→ Directions: Take every line from the listing below that contains "this".

→ Records for the exercise:

#####

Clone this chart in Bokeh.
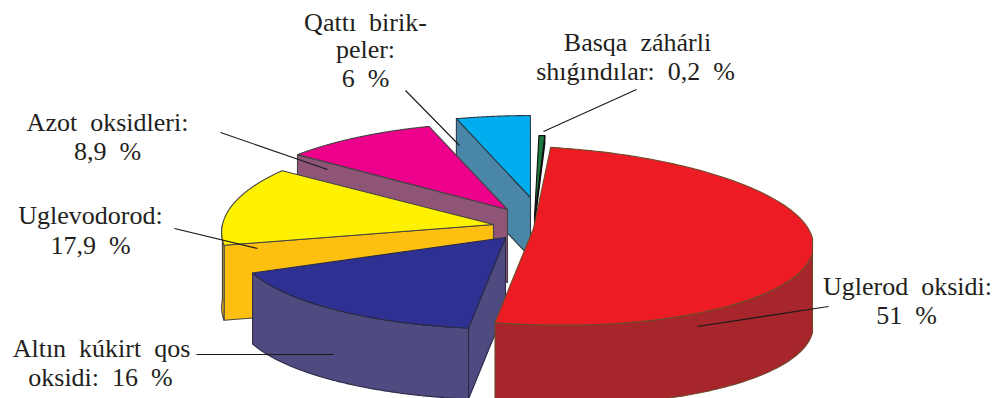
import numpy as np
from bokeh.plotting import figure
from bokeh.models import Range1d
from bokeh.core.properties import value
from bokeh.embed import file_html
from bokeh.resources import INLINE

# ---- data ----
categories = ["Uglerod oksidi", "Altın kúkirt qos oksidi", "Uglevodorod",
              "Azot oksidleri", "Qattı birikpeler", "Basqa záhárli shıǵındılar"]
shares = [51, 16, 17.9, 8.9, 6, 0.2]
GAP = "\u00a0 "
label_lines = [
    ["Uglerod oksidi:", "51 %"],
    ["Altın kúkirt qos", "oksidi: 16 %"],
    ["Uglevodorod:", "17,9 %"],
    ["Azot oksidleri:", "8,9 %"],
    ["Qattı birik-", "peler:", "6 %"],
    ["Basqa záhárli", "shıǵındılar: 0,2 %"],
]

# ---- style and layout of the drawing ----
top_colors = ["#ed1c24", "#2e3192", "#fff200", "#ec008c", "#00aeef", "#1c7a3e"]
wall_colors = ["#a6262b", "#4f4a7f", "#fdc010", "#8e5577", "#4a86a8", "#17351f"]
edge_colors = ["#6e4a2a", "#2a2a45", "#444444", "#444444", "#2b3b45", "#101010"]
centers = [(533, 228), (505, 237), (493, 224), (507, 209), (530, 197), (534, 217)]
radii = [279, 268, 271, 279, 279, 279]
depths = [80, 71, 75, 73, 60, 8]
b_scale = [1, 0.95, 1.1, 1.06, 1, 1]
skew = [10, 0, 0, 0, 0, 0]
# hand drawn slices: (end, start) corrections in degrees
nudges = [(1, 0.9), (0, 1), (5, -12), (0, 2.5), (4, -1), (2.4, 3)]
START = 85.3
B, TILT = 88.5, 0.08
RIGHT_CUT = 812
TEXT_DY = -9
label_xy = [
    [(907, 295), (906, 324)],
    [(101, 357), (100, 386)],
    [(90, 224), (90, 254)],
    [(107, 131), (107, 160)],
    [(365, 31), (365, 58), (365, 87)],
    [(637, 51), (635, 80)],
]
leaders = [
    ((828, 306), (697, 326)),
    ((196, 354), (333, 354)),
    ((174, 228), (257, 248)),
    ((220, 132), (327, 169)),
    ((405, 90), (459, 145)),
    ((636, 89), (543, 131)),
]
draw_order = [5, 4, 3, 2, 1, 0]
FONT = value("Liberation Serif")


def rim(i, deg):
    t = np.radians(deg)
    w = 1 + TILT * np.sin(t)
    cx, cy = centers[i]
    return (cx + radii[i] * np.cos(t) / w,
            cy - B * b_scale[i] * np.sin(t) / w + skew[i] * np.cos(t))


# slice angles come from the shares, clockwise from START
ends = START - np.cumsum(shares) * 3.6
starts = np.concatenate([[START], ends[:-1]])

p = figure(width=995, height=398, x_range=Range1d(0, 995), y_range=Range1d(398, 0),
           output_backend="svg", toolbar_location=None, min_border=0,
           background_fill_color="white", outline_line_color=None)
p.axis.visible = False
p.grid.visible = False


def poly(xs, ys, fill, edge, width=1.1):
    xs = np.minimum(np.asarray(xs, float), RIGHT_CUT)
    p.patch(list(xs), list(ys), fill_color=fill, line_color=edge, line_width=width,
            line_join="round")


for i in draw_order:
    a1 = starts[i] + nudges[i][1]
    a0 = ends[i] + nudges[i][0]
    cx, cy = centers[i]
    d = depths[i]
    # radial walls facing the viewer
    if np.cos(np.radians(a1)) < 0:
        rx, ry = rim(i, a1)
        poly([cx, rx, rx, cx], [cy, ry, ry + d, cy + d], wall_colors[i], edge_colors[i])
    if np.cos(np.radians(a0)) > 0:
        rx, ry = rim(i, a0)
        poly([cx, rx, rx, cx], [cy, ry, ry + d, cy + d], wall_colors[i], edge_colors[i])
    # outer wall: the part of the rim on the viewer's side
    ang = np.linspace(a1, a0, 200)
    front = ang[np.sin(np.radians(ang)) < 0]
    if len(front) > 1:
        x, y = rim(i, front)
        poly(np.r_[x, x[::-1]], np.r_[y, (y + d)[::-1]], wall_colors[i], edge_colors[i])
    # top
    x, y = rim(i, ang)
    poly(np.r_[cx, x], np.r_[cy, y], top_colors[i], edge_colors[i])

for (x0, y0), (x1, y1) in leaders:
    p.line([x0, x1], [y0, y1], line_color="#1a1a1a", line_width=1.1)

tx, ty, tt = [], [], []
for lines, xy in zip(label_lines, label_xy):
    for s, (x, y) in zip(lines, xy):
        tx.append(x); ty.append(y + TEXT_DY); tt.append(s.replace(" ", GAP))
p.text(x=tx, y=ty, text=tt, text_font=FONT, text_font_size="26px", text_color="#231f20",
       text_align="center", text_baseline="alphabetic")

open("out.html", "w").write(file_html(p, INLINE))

#####

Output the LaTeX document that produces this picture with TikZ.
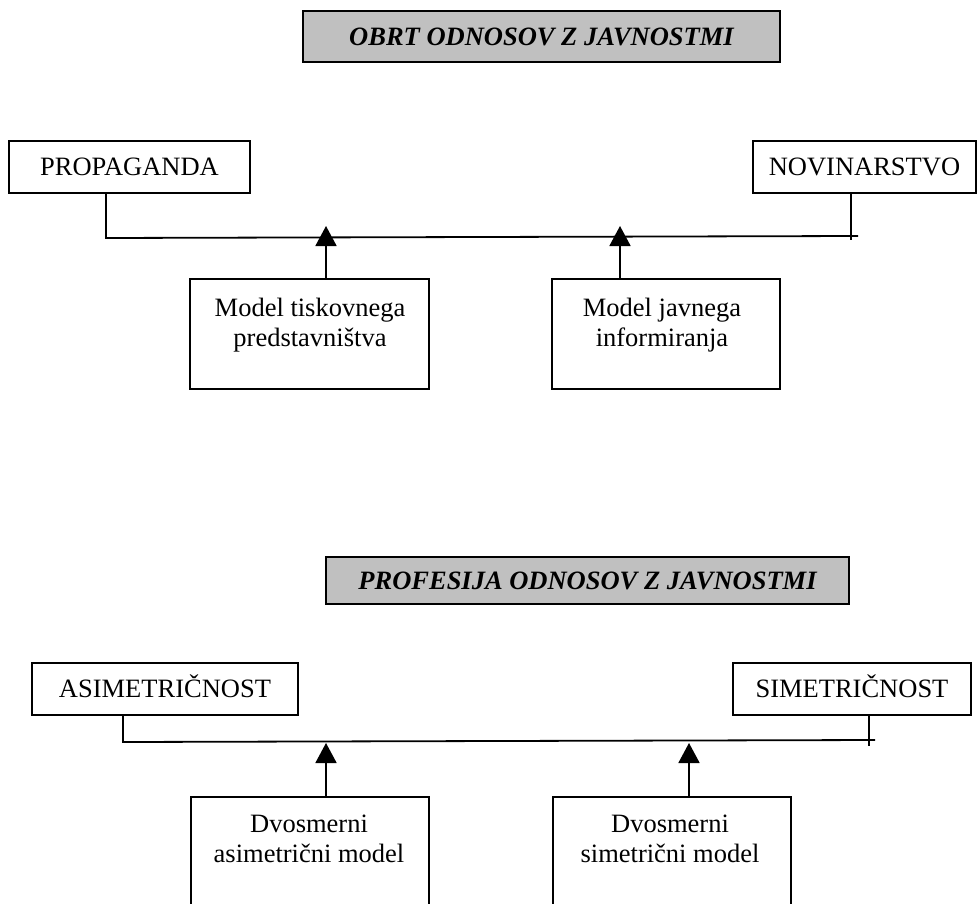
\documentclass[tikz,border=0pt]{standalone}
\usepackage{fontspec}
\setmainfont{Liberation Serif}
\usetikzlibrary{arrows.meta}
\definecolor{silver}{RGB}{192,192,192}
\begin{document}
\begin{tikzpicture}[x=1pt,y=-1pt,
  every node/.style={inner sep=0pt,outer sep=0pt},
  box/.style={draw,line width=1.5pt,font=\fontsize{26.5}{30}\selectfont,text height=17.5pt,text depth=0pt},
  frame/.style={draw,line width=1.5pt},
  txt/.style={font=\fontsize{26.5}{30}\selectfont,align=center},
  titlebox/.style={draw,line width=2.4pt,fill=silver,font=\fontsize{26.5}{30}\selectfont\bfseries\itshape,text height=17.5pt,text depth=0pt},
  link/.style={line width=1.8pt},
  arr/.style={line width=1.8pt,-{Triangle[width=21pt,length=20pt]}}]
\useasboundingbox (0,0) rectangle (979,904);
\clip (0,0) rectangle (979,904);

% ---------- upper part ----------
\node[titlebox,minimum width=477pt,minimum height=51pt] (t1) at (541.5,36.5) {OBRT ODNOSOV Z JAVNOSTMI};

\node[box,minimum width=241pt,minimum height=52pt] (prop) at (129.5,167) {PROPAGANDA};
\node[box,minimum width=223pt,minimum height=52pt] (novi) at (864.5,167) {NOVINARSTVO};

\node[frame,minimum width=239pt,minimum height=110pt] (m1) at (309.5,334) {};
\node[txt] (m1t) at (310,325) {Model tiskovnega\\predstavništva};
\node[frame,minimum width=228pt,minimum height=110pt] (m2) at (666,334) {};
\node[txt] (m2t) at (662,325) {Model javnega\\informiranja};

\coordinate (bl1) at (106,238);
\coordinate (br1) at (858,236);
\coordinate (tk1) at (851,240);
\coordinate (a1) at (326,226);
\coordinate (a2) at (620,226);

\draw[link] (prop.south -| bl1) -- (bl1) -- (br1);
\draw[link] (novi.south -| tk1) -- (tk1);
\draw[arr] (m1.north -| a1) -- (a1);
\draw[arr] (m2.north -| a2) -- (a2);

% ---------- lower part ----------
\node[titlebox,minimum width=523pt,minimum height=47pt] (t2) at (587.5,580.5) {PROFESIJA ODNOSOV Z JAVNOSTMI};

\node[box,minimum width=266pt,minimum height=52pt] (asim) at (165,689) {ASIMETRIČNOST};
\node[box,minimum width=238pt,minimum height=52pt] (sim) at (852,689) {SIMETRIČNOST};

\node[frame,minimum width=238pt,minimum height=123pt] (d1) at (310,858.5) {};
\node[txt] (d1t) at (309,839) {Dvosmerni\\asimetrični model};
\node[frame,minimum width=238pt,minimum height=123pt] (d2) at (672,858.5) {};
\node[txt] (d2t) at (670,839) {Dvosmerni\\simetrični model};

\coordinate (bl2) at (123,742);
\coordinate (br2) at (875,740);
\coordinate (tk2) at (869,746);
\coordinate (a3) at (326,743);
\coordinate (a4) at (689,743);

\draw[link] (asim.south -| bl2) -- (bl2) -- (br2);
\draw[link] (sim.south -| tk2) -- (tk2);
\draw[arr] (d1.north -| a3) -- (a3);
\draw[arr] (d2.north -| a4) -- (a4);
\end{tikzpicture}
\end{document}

#####

→ Full output:
Clone this chart in Bokeh.
Output the LaTeX document that produces this picture with TikZ.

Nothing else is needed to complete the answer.